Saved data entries
--- Start ---

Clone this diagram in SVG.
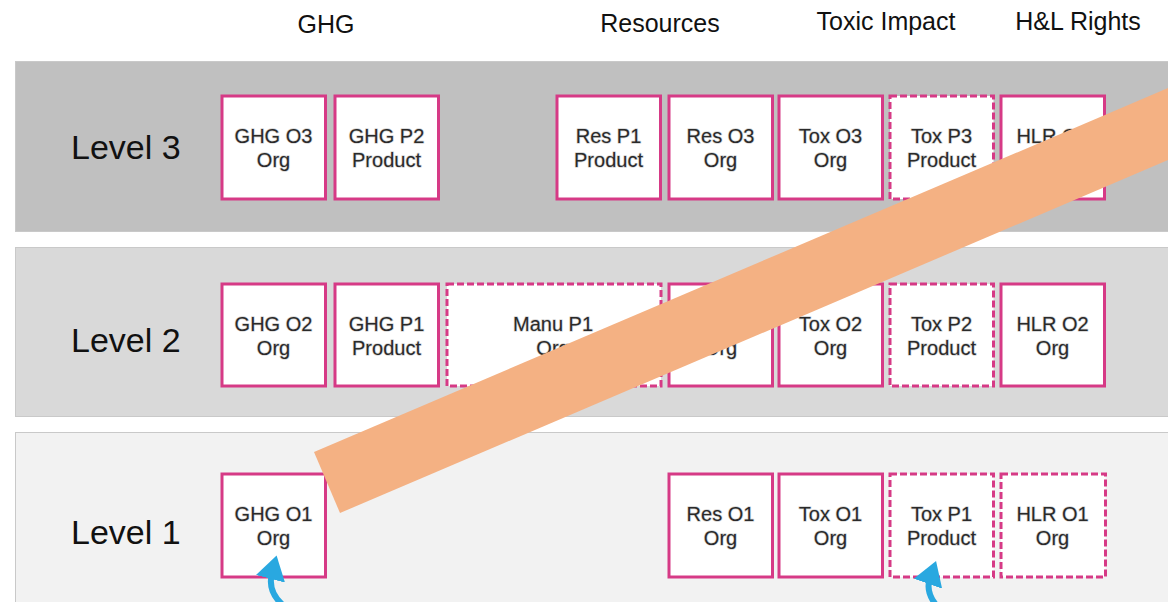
<svg xmlns="http://www.w3.org/2000/svg" width="1168" height="602" viewBox="0 0 1168 602">
<style>
.hdr{font-family:"Liberation Sans",Arial,sans-serif;font-size:25px;fill:#111;text-anchor:middle}
.lvl{font-family:"Liberation Sans",Arial,sans-serif;font-size:34px;fill:#111}
.box{fill:#fff;stroke:#d63a86;stroke-width:3}
.dash{stroke-dasharray:7 3}
.lbl{font-family:"Liberation Sans",Arial,sans-serif;font-size:20px;fill:#2a2a2a;text-anchor:middle;stroke:#d4d4d4;stroke-width:1.4;paint-order:stroke;stroke-linejoin:round}
.band{stroke:#c9c9c9;stroke-width:1}
.conn{fill:none;stroke:#29a8e0;stroke-width:6}
</style>
<defs>
<marker id="ah" markerWidth="5" markerHeight="5" refX="1" refY="2.5" orient="auto" markerUnits="strokeWidth">
<path d="M0,0 L4,2.5 L0,5 Z" fill="#29a8e0"/>
</marker>
</defs>
<rect width="1168" height="602" fill="#fff"/>
<g id="headers">
<text class="hdr" x="326" y="33">GHG</text>
<text class="hdr" x="660" y="32">Resources</text>
<text class="hdr" x="886" y="30">Toxic Impact</text>
<text class="hdr" x="1078" y="30">H&amp;L Rights</text>
</g>
<g id="band3">
<rect class="band" x="15.5" y="61.5" width="1160" height="170" fill="#c0c0c0"/>
<text class="lvl" x="71" y="159">Level 3</text>
</g>
<g id="band2">
<rect class="band" x="15.5" y="247.5" width="1160" height="169" fill="#d9d9d9"/>
<text class="lvl" x="71" y="352">Level 2</text>
</g>
<g id="band1">
<rect class="band" x="15.5" y="432.5" width="1160" height="180" fill="#f2f2f2"/>
<text class="lvl" x="71" y="544">Level 1</text>
</g>
<g id="ghg-o3"><rect class="box" x="222" y="96" width="103.5" height="103"/><text class="lbl" x="273.5" y="143">GHG O3</text><text class="lbl" x="273.5" y="167">Org</text></g>
<g id="ghg-p2"><rect class="box" x="335" y="96" width="103.5" height="103"/><text class="lbl" x="386.5" y="143">GHG P2</text><text class="lbl" x="386.5" y="167">Product</text></g>
<g id="res-p1"><rect class="box" x="557" y="96" width="103.5" height="103"/><text class="lbl" x="608.5" y="143">Res P1</text><text class="lbl" x="608.5" y="167">Product</text></g>
<g id="res-o3"><rect class="box" x="669" y="96" width="103.5" height="103"/><text class="lbl" x="720.5" y="143">Res O3</text><text class="lbl" x="720.5" y="167">Org</text></g>
<g id="tox-o3"><rect class="box" x="779" y="96" width="103.5" height="103"/><text class="lbl" x="830.5" y="143">Tox O3</text><text class="lbl" x="830.5" y="167">Org</text></g>
<g id="tox-p3"><rect class="box dash" x="890" y="96" width="103.5" height="103"/><text class="lbl" x="941.5" y="143">Tox P3</text><text class="lbl" x="941.5" y="167">Product</text></g>
<g id="hlr-o3"><rect class="box" x="1001" y="96" width="103.5" height="103"/><text class="lbl" x="1052.5" y="143">HLR O3</text><text class="lbl" x="1052.5" y="167">Org</text></g>
<g id="ghg-o2"><rect class="box" x="222" y="284" width="103.5" height="102"/><text class="lbl" x="273.5" y="331">GHG O2</text><text class="lbl" x="273.5" y="355">Org</text></g>
<g id="ghg-p1"><rect class="box" x="335" y="284" width="103.5" height="102"/><text class="lbl" x="386.5" y="331">GHG P1</text><text class="lbl" x="386.5" y="355">Product</text></g>
<g id="manu-p1"><rect class="box dash" x="447" y="284" width="214" height="102"/><text class="lbl" x="553" y="331">Manu P1</text><text class="lbl" x="553" y="355">Org</text></g>
<g id="res-o2"><rect class="box" x="669" y="284" width="103.5" height="102"/><text class="lbl" x="720.5" y="331">Res O2</text><text class="lbl" x="720.5" y="355">Org</text></g>
<g id="tox-o2"><rect class="box" x="779" y="284" width="103.5" height="102"/><text class="lbl" x="830.5" y="331">Tox O2</text><text class="lbl" x="830.5" y="355">Org</text></g>
<g id="tox-p2"><rect class="box dash" x="890" y="284" width="103.5" height="102"/><text class="lbl" x="941.5" y="331">Tox P2</text><text class="lbl" x="941.5" y="355">Product</text></g>
<g id="hlr-o2"><rect class="box" x="1001" y="284" width="103.5" height="102"/><text class="lbl" x="1052.5" y="331">HLR O2</text><text class="lbl" x="1052.5" y="355">Org</text></g>
<g id="ghg-o1"><rect class="box" x="222" y="474" width="103.5" height="103"/><text class="lbl" x="273.5" y="521">GHG O1</text><text class="lbl" x="273.5" y="545">Org</text></g>
<g id="res-o1"><rect class="box" x="669" y="474" width="103.5" height="103"/><text class="lbl" x="720.5" y="521">Res O1</text><text class="lbl" x="720.5" y="545">Org</text></g>
<g id="tox-o1"><rect class="box" x="779" y="474" width="103.5" height="103"/><text class="lbl" x="830.5" y="521">Tox O1</text><text class="lbl" x="830.5" y="545">Org</text></g>
<g id="tox-p1"><rect class="box dash" x="890" y="474" width="103.5" height="103"/><text class="lbl" x="941.5" y="521">Tox P1</text><text class="lbl" x="941.5" y="545">Product</text></g>
<g id="hlr-o1"><rect class="box dash" x="1001" y="474" width="104.5" height="103"/><text class="lbl" x="1052.5" y="521">HLR O1</text><text class="lbl" x="1052.5" y="545">Org</text></g>
<g id="connectors">
<path class="conn" d="M284,606 Q267,592 272,573" marker-end="url(#ah)"/>
<path class="conn" d="M937,606 Q925,592 930,578" marker-end="url(#ah)"/>
</g>
<g id="strike">
<polygon points="314,452 1180,83 1180,155 340,513" fill="#f4b183"/>
</g>
</svg>
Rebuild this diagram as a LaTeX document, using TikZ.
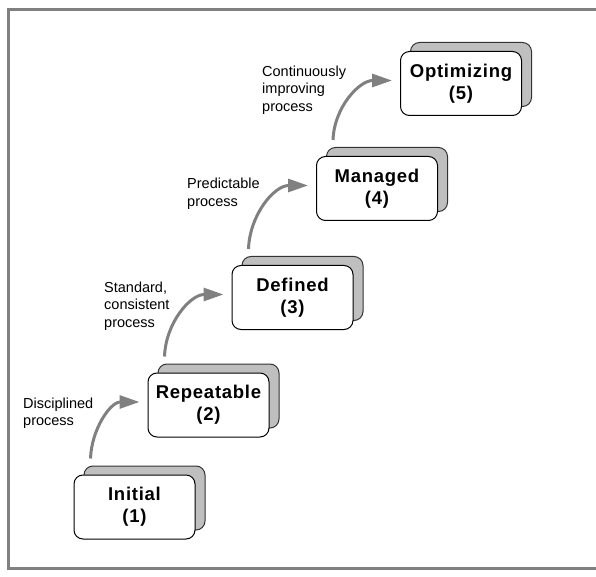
\documentclass[tikz,border=0pt]{standalone}
\usepackage{fontspec}
\setmainfont{Liberation Sans}
\newfontfamily\stagefont{Liberation Sans}[LetterSpace=4]
\usetikzlibrary{shadows,arrows.meta}
\tikzset{
  stage/.style    = {shape=rectangle, rounded corners=9pt,
                     draw, line width=1pt, fill=white,
                     align=center, inner sep=0pt,
                     minimum width=121pt, minimum height=64pt,
                     font=\stagefont\fontsize{18.5}{22}\selectfont\bfseries,
                     copy shadow={shadow xshift=10pt, shadow yshift=9pt,
                                  fill=gray!50, draw=black!80, line width=1pt}},
  note/.style     = {align=left, anchor=west, inner sep=0pt,
                     font=\fontsize{14.5}{17.5}\selectfont},
  stagearrow/.style = {draw=gray, line width=3pt,
                     -{Triangle[length=20pt,width=13pt]}}
}
\begin{document}
\begin{tikzpicture}[x=1pt, y=1pt]
  \useasboundingbox (0,0) rectangle (596,576);
  \draw [gray, line width=3pt] (596,566) -- (8,566) -- (8,8) -- (596,8);

  % the five maturity levels
  \node [stage] (init) at (134.5, 69)   {Initial\\(1)};
  \node [stage] (rep)  at (208.5, 171)  {Repeatable\\(2)};
  \node [stage] (def)  at (292.5, 278.5) {Defined\\(3)};
  \node [stage] (man)  at (377, 387.5)  {Managed\\(4)};
  \node [stage] (opt)  at (461, 492.5)  {Optimizing\\(5)};

  % arrows between levels
  \foreach \lo/\hi in {init/rep, rep/def, def/man, man/opt}
  {
    \coordinate (\lo-start) at ([shift={(17pt,16pt)}]\lo.north west);
    \coordinate (\hi-tip)   at ([shift={(-8pt,3pt)}]\hi.west);
    \draw [stagearrow] (\lo-start) to[out=88, in=180] (\hi-tip);
  }

  % process labels
  \node [note] (disc) at (23, 163)  {Disciplined\\process};
  \node [note] (stan) at (104, 270) {Standard,\\consistent\\process};
  \node [note] (pred) at (187, 382) {Predictable\\process};
  \node [note] (cont) at (262, 486) {Continuously\\improving\\process};
\end{tikzpicture}
\end{document}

--- End ---

Exercise description
Take the stretch from the line containing "Rebuild this diagram" through the line containing "at (461, 492.5)" and reproduce it exactly, both ends included. Omit the pictures.

Answer to the task
Rebuild this diagram as a LaTeX document, using TikZ.
\documentclass[tikz,border=0pt]{standalone}
\usepackage{fontspec}
\setmainfont{Liberation Sans}
\newfontfamily\stagefont{Liberation Sans}[LetterSpace=4]
\usetikzlibrary{shadows,arrows.meta}
\tikzset{
  stage/.style    = {shape=rectangle, rounded corners=9pt,
                     draw, line width=1pt, fill=white,
                     align=center, inner sep=0pt,
                     minimum width=121pt, minimum height=64pt,
                     font=\stagefont\fontsize{18.5}{22}\selectfont\bfseries,
                     copy shadow={shadow xshift=10pt, shadow yshift=9pt,
                                  fill=gray!50, draw=black!80, line width=1pt}},
  note/.style     = {align=left, anchor=west, inner sep=0pt,
                     font=\fontsize{14.5}{17.5}\selectfont},
  stagearrow/.style = {draw=gray, line width=3pt,
                     -{Triangle[length=20pt,width=13pt]}}
}
\begin{document}
\begin{tikzpicture}[x=1pt, y=1pt]
  \useasboundingbox (0,0) rectangle (596,576);
  \draw [gray, line width=3pt] (596,566) -- (8,566) -- (8,8) -- (596,8);

  % the five maturity levels
  \node [stage] (init) at (134.5, 69)   {Initial\\(1)};
  \node [stage] (rep)  at (208.5, 171)  {Repeatable\\(2)};
  \node [stage] (def)  at (292.5, 278.5) {Defined\\(3)};
  \node [stage] (man)  at (377, 387.5)  {Managed\\(4)};
  \node [stage] (opt)  at (461, 492.5)  {Optimizing\\(5)};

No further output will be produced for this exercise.